Positive Punishment: Adding something uncomfortable to discourage a behaviour. Ex. ‘Zap’ from electric collar, or physical corrections like hitting/slapping with newspaper.
Negative Punishment: Taking away something valuable to dog in order to discourage behaviour. Ex. Don’t acknowledge attention seeking behaviour or take away toys or food.
Believe it or not, Positive Punishment might work very well in the short term, since dogs are intelligent and have a strong instinct for self preservation. It can also, and has, led to pets becoming fearful and deciding to snap at, nip or even bite their owners rather than continue to suffer.
Punishment related corrections used with an already anxious or fear – aggressive dog can make the problem much worse!
Be sure to select a trainer that uses 100% non-aversion methods.
Where Positive Punishment used to be a very popular form of correction in the earlier days of dog training, before we know much about dog behavior, it is discouraged today by most IMDT accredited trainers and the majority of dog training professionals prefer to avoid using it.

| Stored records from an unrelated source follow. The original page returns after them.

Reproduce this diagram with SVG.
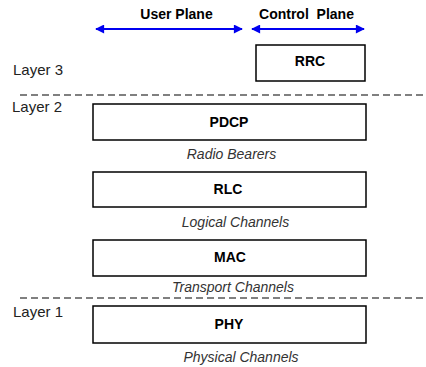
<svg xmlns="http://www.w3.org/2000/svg" width="426" height="367" viewBox="0 0 426 367">
<style>
.box{fill:#fff;stroke:#000;stroke-width:1.5}
.bt{font-family:"Liberation Sans",Arial,sans-serif;font-size:14px;font-weight:bold;text-anchor:middle;fill:#000}
.it{font-family:"Liberation Sans",Arial,sans-serif;font-size:14px;font-style:italic;text-anchor:middle;fill:#333}
.lay{font-family:"Liberation Sans",Arial,sans-serif;font-size:15px;fill:#222}
.dash{stroke:#808080;stroke-width:2;stroke-dasharray:7,4;fill:none}
.arr{stroke:#0000f0;stroke-width:2;fill:none;marker-start:url(#ah);marker-end:url(#ah)}
</style>
<defs>
<marker id="ah" viewBox="0 0 10 10" refX="9" refY="5" markerWidth="5.5" markerHeight="4.5" orient="auto-start-reverse" markerUnits="strokeWidth">
<path d="M0,0 L10,5 L0,10 z" fill="#0000f0"/>
</marker>
</defs>
<rect width="426" height="367" fill="#fff"/>
<g id="connectors">
<line class="arr" x1="96" y1="29" x2="242" y2="29"/>
<line class="arr" x1="252" y1="29" x2="364" y2="29"/>
<line class="dash" x1="20" y1="95" x2="426" y2="95"/>
<line class="dash" x1="20" y1="298" x2="426" y2="298"/>
</g>
<g id="labels">
<text class="bt" x="176.5" y="19">User Plane</text>
<text class="bt" x="306.5" y="19" xml:space="preserve">Control  Plane</text>
<text class="lay" x="13" y="75">Layer 3</text>
<text class="lay" x="12" y="112">Layer 2</text>
<text class="lay" x="13" y="317">Layer 1</text>
</g>
<g id="rrc"><rect class="box" x="256" y="45" width="109" height="36"/><text class="bt" x="310" y="66">RRC</text></g>
<g id="pdcp"><rect class="box" x="93" y="104" width="273" height="36"/><text class="bt" x="229" y="127">PDCP</text></g>
<text class="it" x="231.5" y="159">Radio Bearers</text>
<g id="rlc"><rect class="box" x="93" y="172" width="273" height="35"/><text class="bt" x="228" y="194">RLC</text></g>
<text class="it" x="235.5" y="227">Logical Channels</text>
<g id="mac"><rect class="box" x="93" y="240" width="273" height="36"/><text class="bt" x="230" y="262">MAC</text></g>
<text class="it" x="233" y="292">Transport Channels</text>
<g id="phy"><rect class="box" x="93" y="306" width="273" height="37"/><text class="bt" x="229" y="329">PHY</text></g>
<text class="it" x="241" y="362">Physical Channels</text>
</svg>
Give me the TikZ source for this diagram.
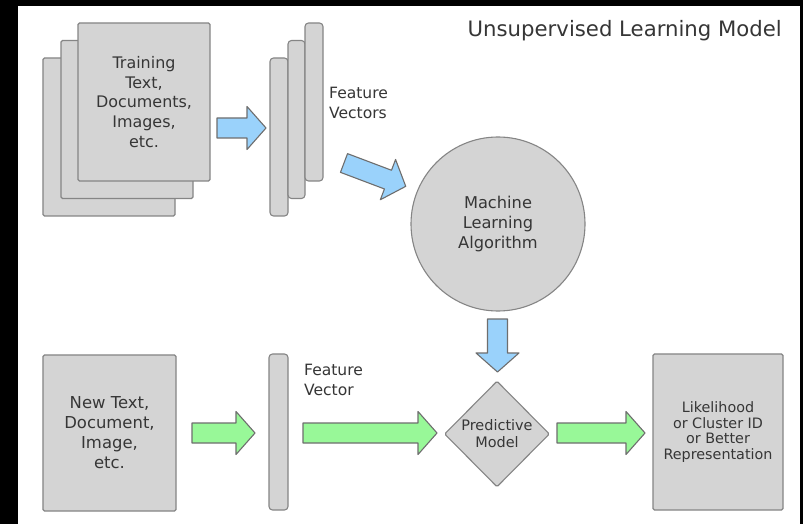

Taking Away ‘Resources’ (a form of Negative Punishment) can Lead to Resource Aggression
When I was a child, we had a Chesapeake Bay Retriever named O’Malley. O’Malley would often get into the trash, learned to open our bread drawer, and would eat anything else left out he could get.
Of course we all punished O’Malley for this, and he slowly developed a resource guarding problem. No one knew how to cope with this behaviour, and my parents never bothered to seek help from an educated animal behaviourist capable of proper training, so the resource guarding only grew to an extreme breaking point.
My parents purchased an electric collar for O’Malley, but the tool was of course abused; O’Malley was shocked for almost everything he did we didn’t like.
O’Malley bit my father, my brother, and finally, my 5 year old nephew. After attempting to re-home O’Malley, my parents had my 4 year old dog, the dog who waited for me to return home from school every day, who slept in my room every night, my best friend in the world, put down.
What is the Moral of this Story?
Resource guarding is actually a very simple thing to treat, as long as it is done right. Had they sought help from an educated, IMDT accredited trainer for O’Malley’s dog aggression the very first time he bit someone, the problem would have been cured and my beloved companion would have almost certainly been allowed to live a long, full and happy life.
Instead, it wasn’t treated in time, he bit three people (including a child), and was put down barely into early adulthood.
The same holds true for almost any form of anxiety or dog aggression. There is a reason for every behaviour dog might exhibit, and that behaviour can only be best treated once you know what that reason is.
Thankfully, there are educated, accredited trainers out there who have devoted their lives to learning & coping with the intricacies of dog behaviour!